“Job hugging” is a simple idea with serious implications: people stay in roles they may have outgrown because switching feels riskier than usual. The trend reflects a cooling job market, broader economic uncertainty, and anxiety about rapid technological change, including automation and AI.
For students and early career professionals, job hugging is a signal that mobility has become expensive. When fewer people move, fewer roles open up, and hiring managers become more selective about “proven readiness.” In this environment, continuing education is not an escape route. At its best, it is risk management: a structured way to increase employability, expand networks, and sharpen a credible professional narrative before the next hiring window widens.
Top global universities offer a distinctive kind of safety, not as a guarantee of outcomes, but as a multiplier of optionality. First, the labour market data consistently shows an employment advantage for higher levels of education, with especially strong outcomes at advanced levels. OECD analysis finds employment rates rise with higher tertiary attainment, reaching very high levels among doctoral or equivalent qualifications. In the UK, sector level reporting similarly shows lower unemployment rates for postgraduates than for non graduates.
Second, elite institutions reduce “information friction.” Their brands signal baseline competence, but the deeper advantage is access to concentrated opportunity: rigorous training, research infrastructure, internship pipelines, alumni networks, and career services that help students translate ability into placement. Oxford’s own reporting on postgraduate research outcomes, for example, indicates very low unemployment among recent PGR graduates who report outcomes.

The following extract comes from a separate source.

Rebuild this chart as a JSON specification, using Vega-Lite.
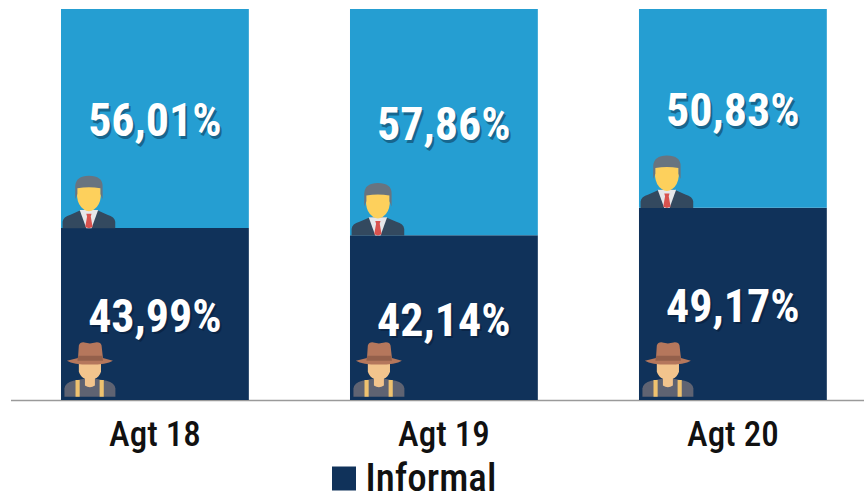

Third, top tier education can convert uncertainty into an asset by positioning you at the frontier of policy, technology, and organisational change. If AI is reshaping work, the safest posture is not to cling to a role, but to build scarce skills, publish evidence of capability, and join networks where new roles are created.
The key is strategic study. Choose programs that offer measurable skill formation, real world outputs, and strong industry and policy connectivity, and keep the cost of capital in view. In a job hugging economy, the goal is not simply another credential. It is durable employability, credible expertise, and global optionality.